▶ [OBJECTIVE]
Restate the lines word for word, from the first line of the records through the line containing "const tempTicks = [200, 250, 300, 350, 400, 450];". Leave out the pictures and anything after that line.

=== DATASET RECORDS ===

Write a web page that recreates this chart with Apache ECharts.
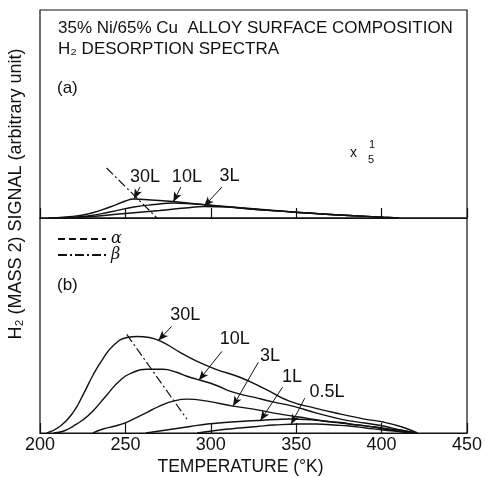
<!DOCTYPE html>
<html>
<head>
<meta charset="utf-8">
<script src="https://cdn.jsdelivr.net/npm/echarts@6/dist/echarts.min.js"></script>
<style>
  html, body { margin: 0; padding: 0; background: #fff; }
  #chart { width: 486px; height: 477px; }
</style>
</head>
<body>
<div id="chart"></div>
<script>
// x ticks (temperature, K)
const tempTicks = [200, 250, 300, 350, 400, 450];

// panel (a), signal shown x 1/5
const tempA30 = [205, 215, 228, 241, 250, 255, 265, 278, 298, 323, 348, 365, 381, 401, 410];
const sigA30  = [0, 1, 4, 11, 17, 19, 18, 16.5, 13, 9, 6, 4, 2.5, 0.7, 0];
const tempA10 = [212, 228, 241, 255, 267, 278, 290, 298, 323, 348, 365, 381, 401, 410];
const sigA10  = [0, 2, 6, 11, 13.5, 15, 14, 13, 9.5, 6, 4, 2.5, 0.7, 0];
const tempA3  = [212, 230, 250, 270, 285, 296, 310, 323, 348, 365, 381, 401, 410];
const sigA3   = [0, 1.5, 4.5, 7.5, 10, 11.5, 11, 9, 6, 4, 2.5, 0.7, 0];
const betaA   = [[239, 50], [268.5, 0]];

// panel (b)
const tempB30 = [204, 212, 219.5, 225.4, 231, 237, 243, 251, 257, 264, 272, 282, 292, 303, 317, 332, 346, 361, 376, 390, 401, 412, 421];
const sigB30  = [0, 7, 21, 39, 58, 75, 88, 96, 97, 96, 91, 81, 72, 64, 56, 44, 32, 25, 19, 14, 11, 6, 0];
const tempB10 = [208, 214, 219.5, 225, 231, 239, 247, 254.6, 262.5, 272, 280, 286, 294, 303, 313, 325, 337, 348, 362, 376, 390, 401, 411, 420];
const sigB10  = [0, 2, 7, 13, 22, 38, 53, 61, 64, 64, 61, 57, 53, 48, 41, 36, 31, 27, 20, 14, 10, 7, 3, 0];
const tempB3  = [231, 237, 244, 251, 257, 263, 270, 278, 286, 298, 313, 325, 337, 348, 356, 366, 376, 386, 395, 405, 418];
const sigB3   = [0, 4, 7, 11, 16, 21, 27, 32, 34, 32, 27, 24, 20, 17, 15, 12, 10, 8, 6, 3, 0];
const tempB1  = [262, 270, 278, 288, 298, 312, 327, 338, 346, 356, 366, 376, 386, 396, 405, 414, 420];
const sigB1   = [0, 2, 4, 6.5, 9, 11, 12.5, 13.5, 14, 13.5, 12, 10.5, 8, 6, 4, 2, 0];
const tempB05 = [292, 305, 317, 327, 337, 352, 362, 372, 381, 391, 401, 410, 418];
const sigB05  = [0, 3, 5, 6.5, 8, 9, 9, 8, 7, 5, 3, 1.5, 0];
const betaB   = [[250.8, 99], [286, 14]];

// curve labels and arrows: [label pos], [arrow start], [arrow tip]
const labelsA   = ['30L', '10L', '3L'];
const labelPosA = [[261.5, 41], [286, 41], [311, 42]];
const arrowFromA = [[258.5, 31], [282.5, 31], [306.5, 31]];
const arrowToA   = [[255, 19], [278, 16], [296, 11.5]];

const labelsB   = ['30L', '10L', '3L', '1L', '0.5L'];
const labelPosB = [[285, 119], [314, 94], [334.7, 77], [347.5, 56], [368, 41]];
const arrowFromB = [[277, 107], [306.5, 82], [327.8, 71], [342, 46], [355, 35]];
const arrowToB   = [[269.3, 93], [293, 53], [313, 27], [329, 12.5], [347, 8.7]];

const zip = (xs, ys) => xs.map((x, i) => [x, ys[i]]);
const FONT = 'Liberation Sans';

var myChart = echarts.init(document.getElementById('chart'));

function curve(name, idx, xs, ys) {
  return {
    name: name,
    type: 'line',
    xAxisIndex: idx,
    yAxisIndex: idx,
    data: zip(xs, ys),
    smooth: 0.5,
    symbol: 'none',
    lineStyle: { color: '#111', width: 1.4 },
    silent: true,
    z: 3
  };
}

function annot(idx, labels, pos, from, to) {
  return {
    name: 'annot' + idx,
    type: 'line',
    xAxisIndex: idx,
    yAxisIndex: idx,
    data: [],
    symbol: 'none',
    silent: true,
    markLine: {
      silent: true,
      symbol: ['none', 'arrow'],
      symbolSize: [6, 10],
      lineStyle: { color: '#111', width: 1, type: 'solid' },
      label: { show: false },
      data: from.map((f, i) => [{ coord: f }, { coord: to[i] }])
    },
    markPoint: {
      silent: true,
      symbol: 'circle',
      symbolSize: 1,
      itemStyle: { color: 'rgba(0,0,0,0)' },
      label: {
        show: true,
        position: 'inside',
        color: '#111',
        fontFamily: FONT,
        fontSize: 18,
        formatter: p => p.name
      },
      data: labels.map((l, i) => ({ name: l, coord: pos[i] }))
    }
  };
}

function xAxisCfg(idx, showLabels) {
  return {
    type: 'value',
    gridIndex: idx,
    min: 200,
    max: 450,
    interval: 50,
    axisLine: { show: true, lineStyle: { color: '#111', width: 1.2 } },
    axisTick: { show: true, inside: true, length: 10, lineStyle: { color: '#111', width: 1.2 } },
    splitLine: { show: false },
    axisLabel: {
      show: showLabels,
      color: '#111',
      fontFamily: FONT,
      fontSize: 18,
      margin: 3,
      formatter: v => tempTicks.indexOf(v) >= 0 ? String(v) : ''
    },
    name: showLabels ? 'TEMPERATURE (°K)' : '',
    nameLocation: 'middle',
    nameGap: 25,
    nameTextStyle: { color: '#111', fontFamily: FONT, fontSize: 17.5, padding: [0, 26, 0, 0] }
  };
}

const option = {
  backgroundColor: '#fff',
  animation: false,
  grid: [
    { left: 40, right: 19, top: 10, height: 208, show: true, borderColor: '#111', borderWidth: 1.2 },
    { left: 40, right: 19, top: 218, height: 216, show: true, borderColor: '#111', borderWidth: 1.2 }
  ],
  xAxis: [xAxisCfg(0, false), xAxisCfg(1, true)],
  yAxis: [
    { type: 'value', gridIndex: 0, min: 0, max: 208, show: false },
    { type: 'value', gridIndex: 1, min: 0, max: 216, show: false }
  ],
  legend: {
    data: ['α', 'β'],
    orient: 'vertical',
    left: 52,
    top: 226,
    itemWidth: 48,
    itemHeight: 10,
    itemGap: 0,
    selectedMode: false,
    itemStyle: { color: 'rgba(0,0,0,0)', borderWidth: 0 },
    textStyle: { color: '#111', fontFamily: 'DejaVu Serif', fontStyle: 'italic', fontSize: 16 }
  },
  series: [
    curve('30L a', 0, tempA30, sigA30),
    curve('10L a', 0, tempA10, sigA10),
    curve('3L a', 0, tempA3, sigA3),
    curve('30L b', 1, tempB30, sigB30),
    curve('10L b', 1, tempB10, sigB10),
    curve('3L b', 1, tempB3, sigB3),
    curve('1L b', 1, tempB1, sigB1),
    curve('0.5L b', 1, tempB05, sigB05),
    {
      name: 'α', type: 'line', xAxisIndex: 1, yAxisIndex: 1, data: [], symbol: 'none',
      itemStyle: { color: '#111' },
      lineStyle: { color: '#111', width: 1.3, type: [7, 4] }
    },
    {
      name: 'β', type: 'line', xAxisIndex: 0, yAxisIndex: 0, data: betaA, symbol: 'none', silent: true,
      itemStyle: { color: '#111' },
      lineStyle: { color: '#111', width: 1.2, type: [9, 3, 2, 3] }
    },
    {
      name: 'β', type: 'line', xAxisIndex: 1, yAxisIndex: 1, data: betaB, symbol: 'none', silent: true,
      itemStyle: { color: '#111' },
      lineStyle: { color: '#111', width: 1.2, type: [9, 3, 2, 3] }
    },
    annot(0, labelsA, labelPosA, arrowFromA, arrowToA),
    annot(1, labelsB, labelPosB, arrowFromB, arrowToB)
  ],
  graphic: [
    { type: 'text', left: 58, top: 20, style: { text: '35% Ni/65% Cu  ALLOY SURFACE COMPOSITION', fill: '#111', font: '17px "Liberation Sans"' } },
    { type: 'text', left: 58, top: 41, style: { text: 'H₂ DESORPTION SPECTRA', fill: '#111', font: '17px "Liberation Sans"' } },
    { type: 'text', left: 57, top: 80, style: { text: '(a)', fill: '#111', font: '17px "Liberation Sans"' } },
    { type: 'text', left: 57, top: 277, style: { text: '(b)', fill: '#111', font: '17px "Liberation Sans"' } },
    { type: 'text', left: 350, top: 146, style: { text: 'x', fill: '#111', font: '14px "Liberation Sans"' } },
    { type: 'text', left: 369, top: 139, style: { text: '1', fill: '#111', font: '11px "Liberation Sans"' } },
    { type: 'text', left: 368, top: 154, style: { text: '5', fill: '#111', font: '11px "Liberation Sans"' } },
    {
      type: 'text', x: 16, y: 194, rotation: Math.PI / 2,
      style: { text: 'H₂ (MASS 2) SIGNAL (arbitrary unit)', fill: '#111', font: '18px "Liberation Sans"', align: 'center', verticalAlign: 'middle' }
    }
  ]
};

option && myChart.setOption(option);
</script>
</body>
</html>
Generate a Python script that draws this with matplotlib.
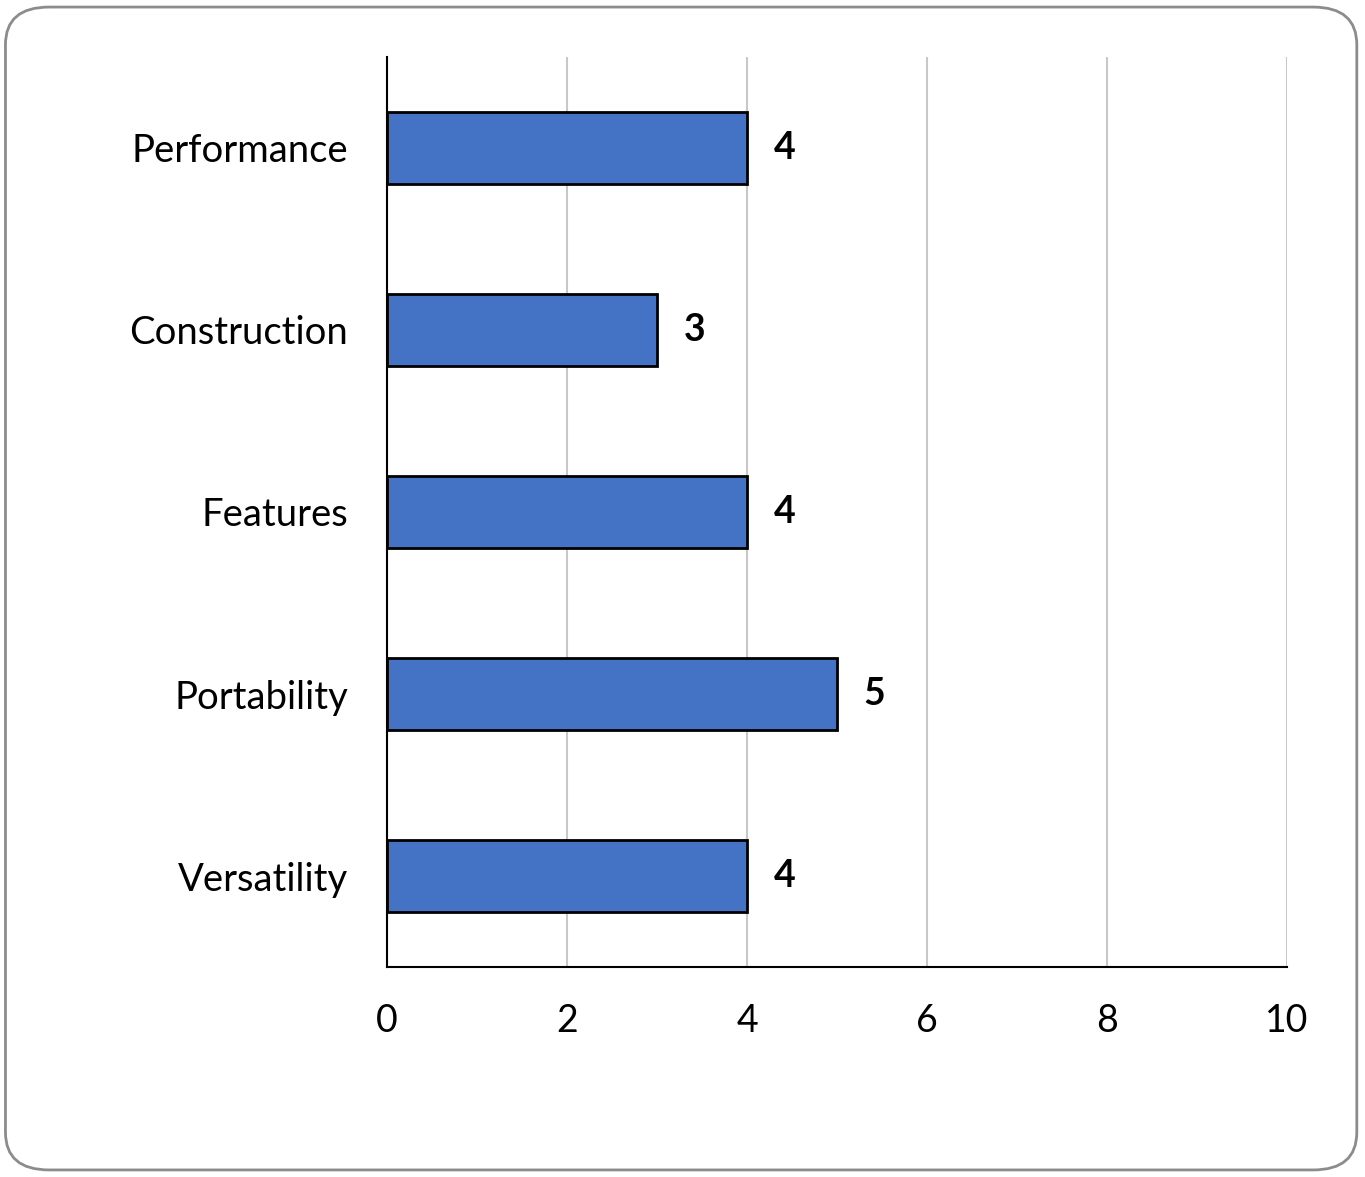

===

▶ [ANSWER FOR THE TASK]
Write a web page that recreates this chart with Apache ECharts.
<!DOCTYPE html>
<html>
<head>
<meta charset="utf-8">
<script src="https://cdn.jsdelivr.net/npm/echarts@6/dist/echarts.min.js"></script>
<style>
  html, body { margin: 0; padding: 0; background: #fff; }
  #chart { width: 486px; height: 477px; }
</style>
</head>
<body>
<div id="chart"></div>
<script>
// x ticks (temperature, K)
const tempTicks = [200, 250, 300, 350, 400, 450];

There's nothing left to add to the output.